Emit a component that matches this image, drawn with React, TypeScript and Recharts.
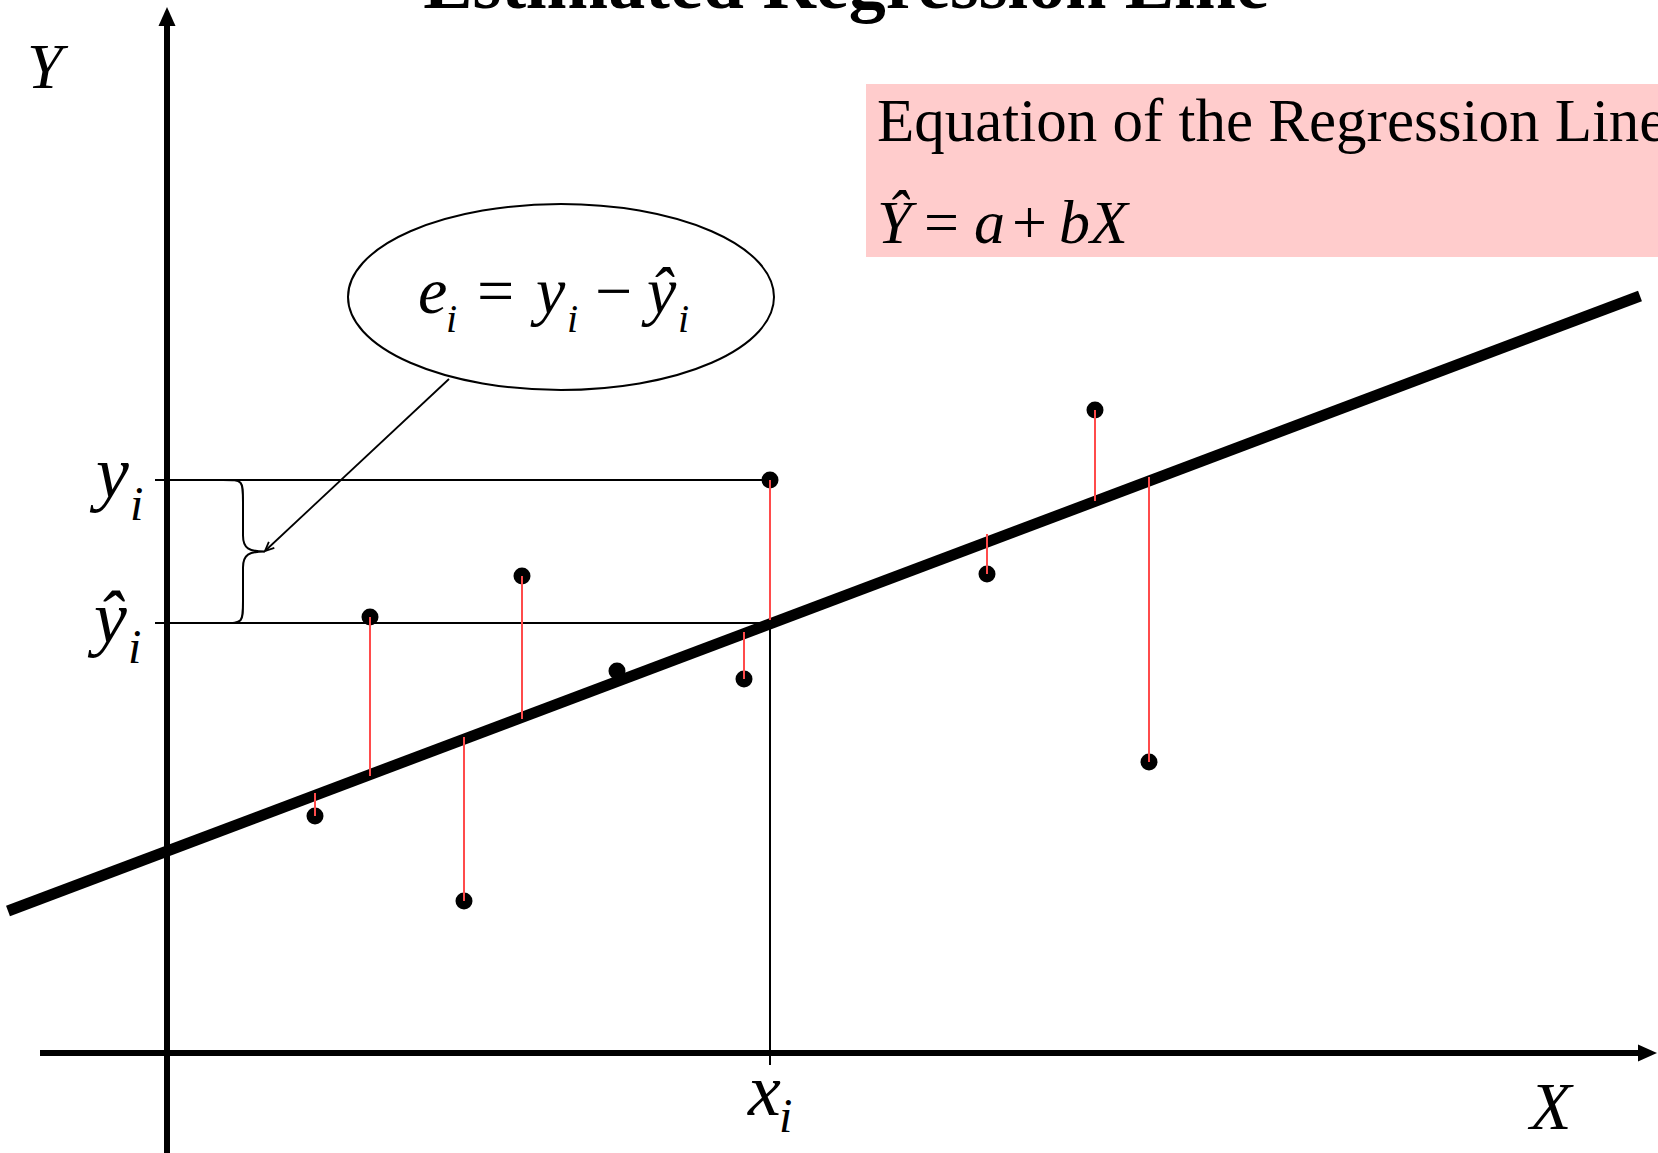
import { ComposedChart, XAxis, YAxis, Scatter, ReferenceLine, ReferenceDot, ReferenceArea } from 'recharts'

// diagram units: origin where the two axes cross, 1 unit ~ 100px
const obsX = [1.48, 2.03, 2.97, 3.55, 4.50, 5.77, 6.03, 8.20, 9.28, 9.82]
const obsY = [2.37, 4.36, 1.52, 4.77, 3.82, 3.74, 5.73, 4.79, 6.43, 2.91]
// where each residual meets the fitted line (null: the point sits on it)
const fittedY = [2.60, 2.77, 3.16, 3.34, null, 4.21, 4.33, 5.19, 5.52, 5.76]

// estimated regression line, two ends
const lineX = [-1.59, 14.73]
const lineY = [1.42, 7.57]

const highlight = 6 // the (x_i, y_i) point
const yHatI = 4.30

const X_DOMAIN = [-1.67, 14.91]
const Y_DOMAIN = [-1.0, 10.53]

const points = obsX.map((x, i) => ({ x, y: obsY[i] }))

const SERIF = '"Liberation Serif", "Times New Roman", serif'

function Arrow(p: any) {
  const { x1, y1, x2, y2 } = p
  const len = Math.hypot(x2 - x1, y2 - y1)
  const ux = (x2 - x1) / len
  const uy = (y2 - y1) / len
  const bx = x2 - ux * 19
  const by = y2 - uy * 19
  const px = -uy * 8.5
  const py = ux * 8.5
  return (
    <g>
      <line x1={x1} y1={y1} x2={bx} y2={by} stroke="#000" strokeWidth={6} />
      <polygon points={`${x2},${y2} ${bx + px},${by + py} ${bx - px},${by - py}`} fill="#000" />
    </g>
  )
}

function Brace(p: any) {
  const { x1, y1, x2, y2 } = p
  const sx = x1 + 20
  const mid = (y1 + y2) / 2
  const d = `M${x1},${y1} C${sx},${y1} ${sx},${y1} ${sx},${y1 + 22} L${sx},${mid - 16} C${sx},${mid - 3} ${sx + 6},${mid} ${x2},${mid} ` +
    `C${sx + 6},${mid} ${sx},${mid + 3} ${sx},${mid + 16} L${sx},${y2 - 22} C${sx},${y2} ${sx},${y2} ${x1},${y2}`
  return <path d={d} fill="none" stroke="#000" strokeWidth={2} />
}

function Callout(p: any) {
  const { x1, y1, x2, y2 } = p
  const len = Math.hypot(x2 - x1, y2 - y1)
  const ux = (x2 - x1) / len
  const uy = (y2 - y1) / len
  const bx = x2 - ux * 9
  const by = y2 - uy * 9
  return (
    <g fill="none" stroke="#000" strokeWidth={1.8}>
      <line x1={x1} y1={y1} x2={x2} y2={y2} />
      <polyline points={`${bx - uy * 4},${by + ux * 4} ${x2},${y2} ${bx + uy * 4},${by - ux * 4}`} />
    </g>
  )
}

const txt = (x: number, y: number, s: string, size: number, italic = true) => (
  <text x={x} y={y} fontFamily={SERIF} fontSize={size} fontStyle={italic ? 'italic' : 'normal'} fill="#000">{s}</text>
)

export default function App() {
  return (
    <div style={{ position: 'absolute', left: 0, top: 0, background: '#fff' }}>
      <ComposedChart width={1658} height={1153} margin={{ top: 0, right: 0, bottom: 0, left: 0 }}>
        <XAxis type="number" dataKey="x" domain={X_DOMAIN} allowDataOverflow hide />
        <YAxis type="number" dataKey="y" domain={Y_DOMAIN} allowDataOverflow hide />

        <ReferenceArea x1={6.99} x2={14.91} y1={7.96} y2={9.69} ifOverflow="visible"
          shape={(p: any) => (
            <g>
              <rect x={p.x} y={p.y} width={p.width} height={p.height} fill="#ffcccc" />
              <text x={p.x + 11} y={p.y + 57} fontFamily={SERIF} fontSize={61} fill="#000">
                Equation of the Regression Line
              </text>
              {txt(p.x + 11, p.y + 159, 'Ŷ', 62)}
              {txt(p.x + 58, p.y + 159, '=', 62, false)}
              {txt(p.x + 108, p.y + 159, 'a', 62)}
              {txt(p.x + 146, p.y + 159, '+', 62, false)}
              {txt(p.x + 193, p.y + 159, 'bX', 62)}
            </g>
          )} />

        <ReferenceDot x={6.79} y={10.53} ifOverflow="visible"
          shape={(p: any) => (
            <text x={p.cx} y={p.cy + 8} textAnchor="middle" fontFamily={SERIF} fontWeight="bold" fontSize={74} fill="#000">
              Estimated Regression Line
            </text>
          )} />

        {/* axes */}
        <ReferenceLine segment={[{ x: -1.27, y: 0 }, { x: 14.90, y: 0 }]} shape={Arrow} />
        <ReferenceLine segment={[{ x: 0, y: -1.0 }, { x: 0, y: 10.46 }]} shape={Arrow} />

        {/* guides for the highlighted point */}
        <ReferenceLine segment={[{ x: -0.12, y: obsY[highlight] }, { x: obsX[highlight], y: obsY[highlight] }]} stroke="#000" strokeWidth={2} />
        <ReferenceLine segment={[{ x: -0.12, y: yHatI }, { x: obsX[highlight], y: yHatI }]} stroke="#000" strokeWidth={2} />
        <ReferenceLine segment={[{ x: obsX[highlight], y: yHatI }, { x: obsX[highlight], y: -0.12 }]} stroke="#000" strokeWidth={2} />
        <ReferenceLine segment={[{ x: 0.56, y: obsY[highlight] }, { x: 0.98, y: yHatI }]} shape={Brace} />
        <ReferenceLine segment={[{ x: 2.82, y: 6.74 }, { x: 0.98, y: 5.02 }]} shape={Callout} />

        <ReferenceLine segment={[{ x: lineX[0], y: lineY[0] }, { x: lineX[1], y: lineY[1] }]} stroke="#000" strokeWidth={11} />

        <Scatter data={points} isAnimationActive={false} zIndex={600}
          shape={(p: any) => <circle cx={p.cx} cy={p.cy} r={8.5} fill="#000" />} />

        {points.map((pt, i) =>
          fittedY[i] == null ? null : (
            <ReferenceLine key={i} zIndex={700} segment={[{ x: pt.x, y: pt.y }, { x: pt.x, y: fittedY[i] as number }]}
              stroke="#ff4b4b" strokeWidth={2} />
          )
        )}

        {/* callout bubble */}
        <ReferenceDot x={3.94} y={7.56} ifOverflow="visible"
          shape={(p: any) => (
            <g>
              <ellipse cx={p.cx} cy={p.cy} rx={213} ry={93} fill="#fff" stroke="#000" strokeWidth={2} />
              {txt(p.cx - 143, p.cy + 16, 'e', 66)}
              {txt(p.cx - 115, p.cy + 35, 'i', 40)}
              {txt(p.cx - 84, p.cy + 16, '=', 66, false)}
              {txt(p.cx - 25, p.cy + 16, 'y', 66)}
              {txt(p.cx + 6, p.cy + 35, 'i', 40)}
              {txt(p.cx + 34, p.cy + 16, '−', 66, false)}
              {txt(p.cx + 86, p.cy + 16, 'ŷ', 66)}
              {txt(p.cx + 117, p.cy + 35, 'i', 40)}
            </g>
          )} />

        {/* axis labels */}
        <ReferenceDot x={0} y={10.46} ifOverflow="visible"
          shape={(p: any) => txt(p.cx - 140, p.cy + 81, 'Y', 64)} />
        <ReferenceDot x={14.90} y={0} ifOverflow="visible"
          shape={(p: any) => txt(p.cx - 127, p.cy + 76, 'X', 68)} />
        <ReferenceDot x={0} y={obsY[highlight]} ifOverflow="visible"
          shape={(p: any) => (
            <g>
              {txt(p.cx - 71, p.cy + 17, 'y', 74)}
              {txt(p.cx - 37, p.cy + 40, 'i', 48)}
            </g>
          )} />
        <ReferenceDot x={0} y={yHatI} ifOverflow="visible"
          shape={(p: any) => (
            <g>
              {txt(p.cx - 73, p.cy + 19, 'ŷ', 74)}
              {txt(p.cx - 39, p.cy + 40, 'i', 48)}
            </g>
          )} />
        <ReferenceDot x={obsX[highlight]} y={0} ifOverflow="visible"
          shape={(p: any) => (
            <g>
              {txt(p.cx - 22, p.cy + 62, 'x', 74)}
              {txt(p.cx + 9, p.cy + 79, 'i', 48)}
            </g>
          )} />
      </ComposedChart>
    </div>
  )
}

--------------------

Every line from the top of the material above through the line with "const yHatI = 4.30" should be duplicated exactly, please; leave out the pictures.

Exercise result ::
Emit a component that matches this image, drawn with React, TypeScript and Recharts.
import { ComposedChart, XAxis, YAxis, Scatter, ReferenceLine, ReferenceDot, ReferenceArea } from 'recharts'

// diagram units: origin where the two axes cross, 1 unit ~ 100px
const obsX = [1.48, 2.03, 2.97, 3.55, 4.50, 5.77, 6.03, 8.20, 9.28, 9.82]
const obsY = [2.37, 4.36, 1.52, 4.77, 3.82, 3.74, 5.73, 4.79, 6.43, 2.91]
// where each residual meets the fitted line (null: the point sits on it)
const fittedY = [2.60, 2.77, 3.16, 3.34, null, 4.21, 4.33, 5.19, 5.52, 5.76]

// estimated regression line, two ends
const lineX = [-1.59, 14.73]
const lineY = [1.42, 7.57]

const highlight = 6 // the (x_i, y_i) point
const yHatI = 4.30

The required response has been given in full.